Thirdly, through this process of building a living city from scratch, my students gained an incredible amount of understanding of the history of the city and the daily practices of its residents, but equally as important, they came to understand the limits of historical knowledge and the impossibility of ever truly knowing the past. In their attempts to conduct research on the ethnic composition of Denver at the turn of the twentieth century, students were disheartened to discover a significant lack of photographic and written evidence for the existence of non-white peoples outside the cold figures of the census rolls.
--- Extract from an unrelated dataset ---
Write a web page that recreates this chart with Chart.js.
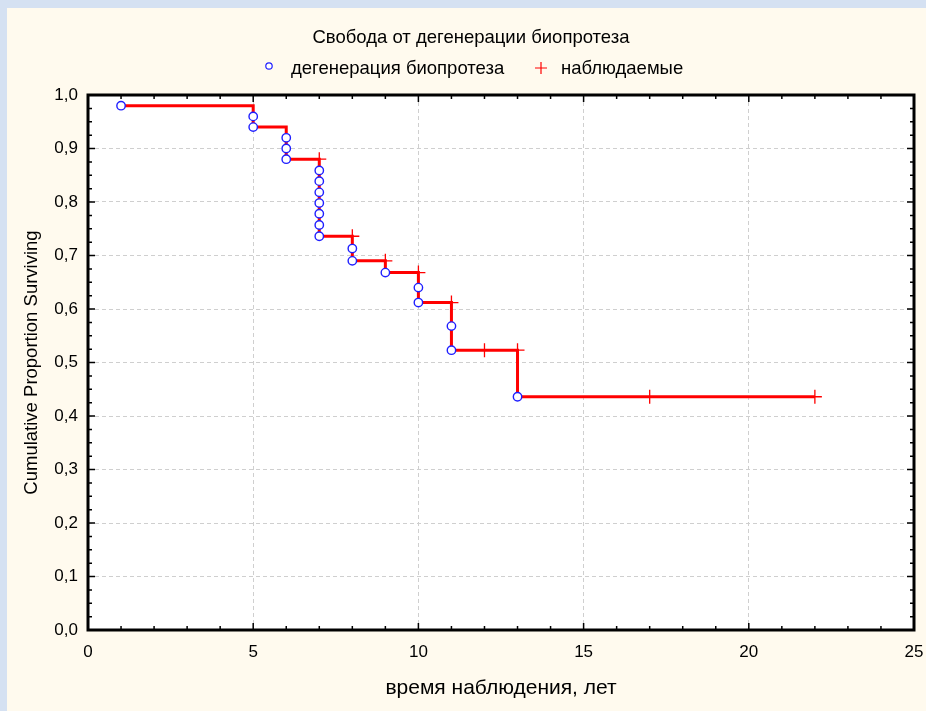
<!DOCTYPE html>
<html>
<head>
<meta charset="utf-8">
<title>Свобода от дегенерации биопротеза</title>
<script src="https://cdn.jsdelivr.net/npm/chart.js@4"></script>
<style>
  html, body { margin: 0; padding: 0; background: #FFFAEE; }
  canvas { display: block; }
</style>
</head>
<body>
<canvas id="chart" width="926" height="711"></canvas>
<script>
// Kaplan-Meier curve: step levels of the survival line
const stepTimes = [1, 5, 6, 7, 8, 9, 10, 11, 13, 22];
const stepSurvival = [0.98, 0.94, 0.88, 0.736, 0.69, 0.668, 0.612, 0.523, 0.436, 0.436];

// events (bioprosthesis degeneration), one circle per case
const eventTimes = [1, 5, 5, 6, 6, 6, 7, 7, 7, 7, 7, 7, 7, 8, 8, 9, 10, 10, 11, 11, 13];
const eventSurvival = [0.98, 0.96, 0.94, 0.92, 0.90, 0.88, 0.859, 0.839, 0.818, 0.798, 0.778, 0.757, 0.736,
  0.713, 0.69, 0.668, 0.64, 0.612, 0.568, 0.523, 0.436];

// censored observations
const censoredTimes = [7, 8, 9, 10, 11, 12, 13, 17, 22];
const censoredSurvival = [0.88, 0.736, 0.69, 0.668, 0.612, 0.523, 0.523, 0.436, 0.436];

const xTicks = [0, 5, 10, 15, 20, 25];
const yTicks = [0, 0.1, 0.2, 0.3, 0.4, 0.5, 0.6, 0.7, 0.8, 0.9, 1.0];

const chartTitle = 'Свобода от дегенерации биопротеза';
const legendLabels = ['дегенерация биопротеза', 'наблюдаемые'];
const xTitle = 'время наблюдения, лет';
const yTitle = 'Cumulative Proportion Surviving';

const FONT = "'Liberation Sans', Arial, sans-serif";
const RED = '#ff0000';
const BLUE = '#1f1fff';

const toPoints = (xs, ys) => xs.map((x, i) => ({ x: x, y: ys[i] }));

// background, frame with inward ticks, title and legend
const decorPlugin = {
    id: 'decor',
    beforeDraw(chart) {
        const { ctx, chartArea: a, width, height } = chart;
        ctx.save();
        ctx.fillStyle = '#D5E1F2';
        ctx.fillRect(0, 0, width, height);
        ctx.fillStyle = '#FFFAEE';
        ctx.fillRect(7, 8, width - 7, height - 8);
        ctx.fillStyle = '#ffffff';
        ctx.fillRect(a.left, a.top, a.right - a.left, a.bottom - a.top);
        ctx.restore();
    },
    afterDraw(chart) {
        const { ctx, chartArea: a } = chart;
        const xs = chart.scales.x;
        const ys = chart.scales.y;
        ctx.save();

        // ticks on all four sides, pointing into the plot
        ctx.strokeStyle = '#000';
        ctx.lineWidth = 1.5;
        ctx.beginPath();
        for (let v = 0; v <= 25; v++) {
            const px = xs.getPixelForValue(v);
            const len = v % 5 === 0 ? 7 : 4;
            ctx.moveTo(px, a.bottom);
            ctx.lineTo(px, a.bottom - len);
            ctx.moveTo(px, a.top);
            ctx.lineTo(px, a.top + len);
        }
        for (let i = 0; i <= 40; i++) {
            const py = ys.getPixelForValue(i * 0.025);
            const len = i % 4 === 0 ? 7 : 4;
            ctx.moveTo(a.left, py);
            ctx.lineTo(a.left + len, py);
            ctx.moveTo(a.right, py);
            ctx.lineTo(a.right - len, py);
        }
        ctx.stroke();

        ctx.lineWidth = 3;
        ctx.strokeRect(a.left, a.top, a.right - a.left, a.bottom - a.top);

        // title
        ctx.fillStyle = '#000';
        ctx.font = '18.5px ' + FONT;
        ctx.textBaseline = 'middle';
        ctx.textAlign = 'center';
        ctx.fillText(chartTitle, 471, 38);

        // legend
        ctx.textAlign = 'left';
        ctx.strokeStyle = BLUE;
        ctx.fillStyle = '#fff';
        ctx.lineWidth = 1.2;
        ctx.beginPath();
        ctx.arc(269, 66, 3.2, 0, Math.PI * 2);
        ctx.fill();
        ctx.stroke();
        ctx.fillStyle = '#000';
        ctx.fillText(legendLabels[0], 291, 69);

        ctx.strokeStyle = RED;
        ctx.beginPath();
        ctx.moveTo(535, 68); ctx.lineTo(547, 68);
        ctx.moveTo(541, 62); ctx.lineTo(541, 74);
        ctx.stroke();
        ctx.fillText(legendLabels[1], 561, 69);

        ctx.restore();
    }
};

const ctx = document.getElementById('chart').getContext('2d');
new Chart(ctx, {
    type: 'scatter',
    data: {
        datasets: [
            {
                label: legendLabels[0],
                data: toPoints(eventTimes, eventSurvival),
                pointStyle: 'circle',
                pointRadius: 4.2,
                borderWidth: 1.4,
                borderColor: BLUE,
                backgroundColor: '#ffffff',
                order: 0
            },
            {
                label: legendLabels[1],
                data: toPoints(censoredTimes, censoredSurvival),
                pointStyle: 'cross',
                pointRadius: 7,
                borderWidth: 1.3,
                borderColor: RED,
                order: 1
            },
            {
                label: 'survival',
                type: 'line',
                data: toPoints(stepTimes, stepSurvival),
                stepped: true,
                borderColor: RED,
                borderWidth: 3,
                pointRadius: 0,
                fill: false,
                order: 2
            }
        ]
    },
    options: {
        responsive: false,
        animation: false,
        events: [],
        layout: {
            padding: { top: 95, right: 12, bottom: 0, left: 0 }
        },
        plugins: {
            legend: { display: false },
            title: { display: false },
            tooltip: { enabled: false }
        },
        scales: {
            x: {
                type: 'linear',
                min: 0,
                max: 25,
                afterFit: (scale) => {
                    scale.height = 81;
                    scale.paddingLeft = 0;
                    scale.paddingRight = 0;
                },
                afterBuildTicks: (scale) => { scale.ticks = xTicks.map(v => ({ value: v })); },
                ticks: {
                    color: '#000',
                    padding: 12,
                    font: { family: FONT, size: 17 }
                },
                grid: {
                    color: '#cfcfcf',
                    lineWidth: 1,
                    drawTicks: false
                },
                border: { display: false, dash: [4, 3] },
                title: {
                    display: true,
                    text: xTitle,
                    color: '#000',
                    font: { family: FONT, size: 21 },
                    padding: { top: 0, bottom: 10 }
                }
            },
            y: {
                type: 'linear',
                min: 0,
                max: 1,
                afterFit: (scale) => { scale.width = 88; },
                afterBuildTicks: (scale) => { scale.ticks = yTicks.map(v => ({ value: v })); },
                ticks: {
                    color: '#000',
                    padding: 10,
                    font: { family: FONT, size: 17 },
                    callback: (v) => v.toFixed(1).replace('.', ',')
                },
                grid: {
                    color: '#cfcfcf',
                    lineWidth: 1,
                    drawTicks: false
                },
                border: { display: false, dash: [4, 3] },
                title: {
                    display: true,
                    text: yTitle,
                    color: '#000',
                    font: { family: FONT, size: 18.5 },
                    padding: { top: 21, bottom: 0 }
                }
            }
        }
    },
    plugins: [decorPlugin]
});
</script>
</body>
</html>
This marginalization of non-whites was further hammered home by a greater understanding of the spatial orientation of the city, as students came to realize the amount of physical distance placed between the wealthy elites in the city center and the immigrant laborers relegated to the growing periphery. Additionally, despite that the majority of my students were Colorado natives with a high degree of familiarity with Denver, despite the fact that our archival materials were incredibly extensive, and despite the fact that our research focused on a period roughly a mere century ago, many students were shocked by how little we can actually know about city life during this period. Huge knowledge gaps exist on the appearance of physical structures, the design and utility of interior spaces, and the aforementioned social and cultural practices of many non-white community members. As David Lowenthal famously stated and my students came to discover, the past is a foreign country, not an easily discoverable body of comprehensive, objective data.
Lastly, this kind of project-centered learning with a heavy emphasis on collaboration between students, archivists, and instructors to create an immersive and interactive means of exploring the past has been an amazing experience for everyone involved. A number of teachable and non-teachable skills were gained through the process of our project development, including leadership, problem-solving, locating and utilizing archival data, digital literacy, the practice of public history, and project planning. Looking to the future, the time-intensive nature of this kind of ambitious digital project requires far more than two semesters of labor to fully create the city of Denver at the dawn of the twentieth century, as we have currently completed streets and building exteriors for only around 40 blocks of the city. Our projected launch date for a living, fully completed version of historical Denver is currently the year 2020, but soon we will be releasing updated versions of the map on a regular basis to share it with libraries, schools, and the general public, allowing a unique opportunity for any interested parties to virtually immerse themselves within the living landscape of the city of Denver as it was over a century ago.
 Henri Lefebvre, The Production of Space, trans. Donald Nicholson-Smith (Oxford: Basil Blackwell, 1991), 321-323.
 David Lowenthal, The Past is a Foreign Country, New York: Cambridge University Press, 1999.